O referido estado de coisas torna ainda mais importante a extensão para todo território nacional do modelo “administrativo” instituído pelos estados do Maranhão, Paraíba e Rio Grande do Norte. Em última análise, os modelos administrativo e judicial se complementam e possuem uma única razão de existir: proteger a imagem de mulheres e meninas vítimas de violência fora dos autos em que figuram na posição de vítimas.
Espero que tenham gostado. Até a próxima!
[1] MARANHÃO. Lei nº 12.118, de 10 de novembro de 2023. Estabelece a proibição da utilização do nome ou imagem da mulher vítima de feminicídio ou violência doméstica, no âmbito do Estado do Maranhão. São Luís: Assembleia Legislativa, 2023.
[2] RIO GRANDE DO NORTE. Lei nº 12.258, de 15 de julho de 2025. Dispõe sobre a proibição da utilização do nome ou imagem da mulher vítima de feminicídio ou violência doméstica, no âmbito do Estado do Rio Grande do Norte. Natal: Assembleia Legislativa, 2025.
[3] PARAÍBA. Lei nº 13.513, de 18 de dezembro de 2024. Dispõe sobre a proibição da utilização do nome ou imagem da mulher vítima de feminicídio ou violência doméstica, no âmbito do Estado da Paraíba. João Pessoa: Assembleia Legislativa, 2024.
[4] GAGLIANO, Pablo Stolze; PAMPLONA FILHO, Rodolfo. Novo Curso de Direito Civil. 27. ed. São Paulo: SaraivaJur, 2025, p. 221.

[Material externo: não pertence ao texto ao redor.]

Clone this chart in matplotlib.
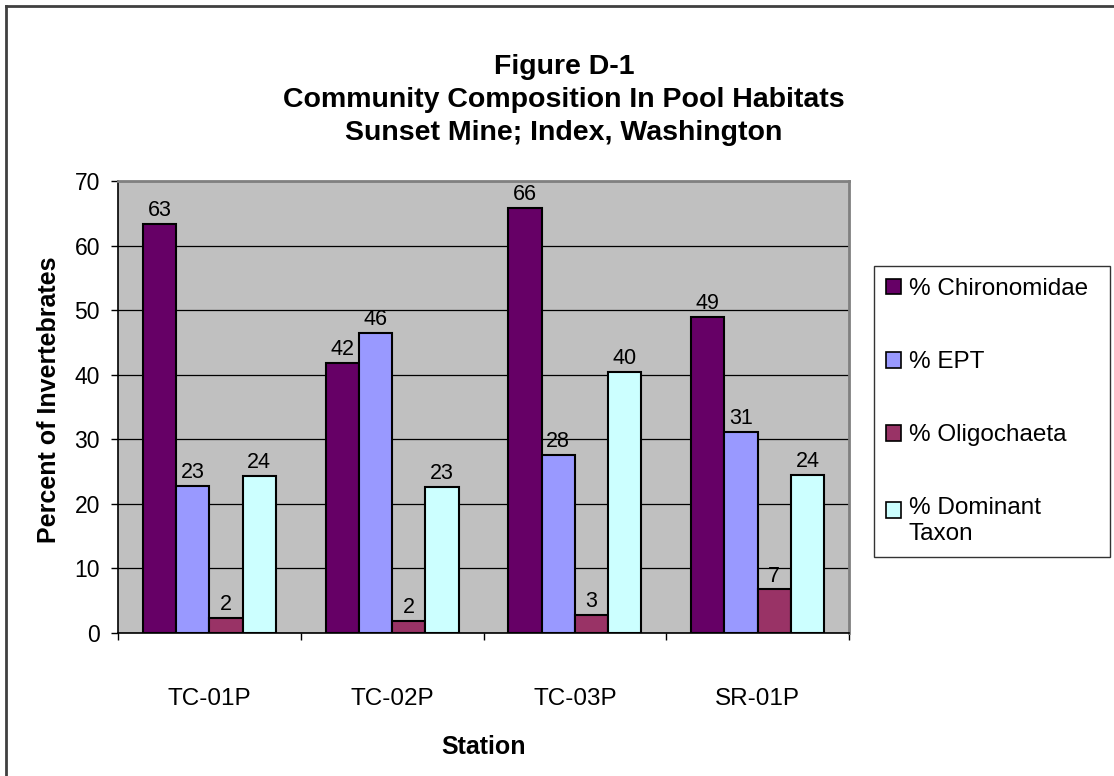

[5] BRASIL. Superior Tribunal de Justiça. Recurso Especial 569812/SC. Rel. Min. Nancy Andrighi, Terceira Turma, julgado em 16/6/2005
[6] STF, ADI 6620, Rel. Min. Alexandre de Moraes, Tribunal Pleno, julgado em 18/04/2024
[7] HEEMANN, Thimotie Aragon. Condomínios edilícios e o combate à violência doméstica e familiar contra a mulher. Jota, 2025. Disponível em: https://www.jota.info/opiniao-e-analise/colunas/direito-dos-grupos-vulneraveis/condominios-edilicios-e-o-combate-a-violencia-domestica-contra-a-mulher. Acesso em: 01 ago. 2025.
[8] BRASIL. Superior Tribunal de Justiça. Recurso Especial 1875402/SP. Rel. Min. Marco Buzzi, Quarta Turma, julgado em 23/4/2024
[9] BRASIL. Superior Tribunal de Justiça. Recurso Especial 1735712/SP. Rel. Min. Nancy Andrighi, Terceira Turma, julgado em 19/5/2020,
[10] BRASIL. Lei nº 13.105, de 16 de março de 2015. Código de Processo Civil.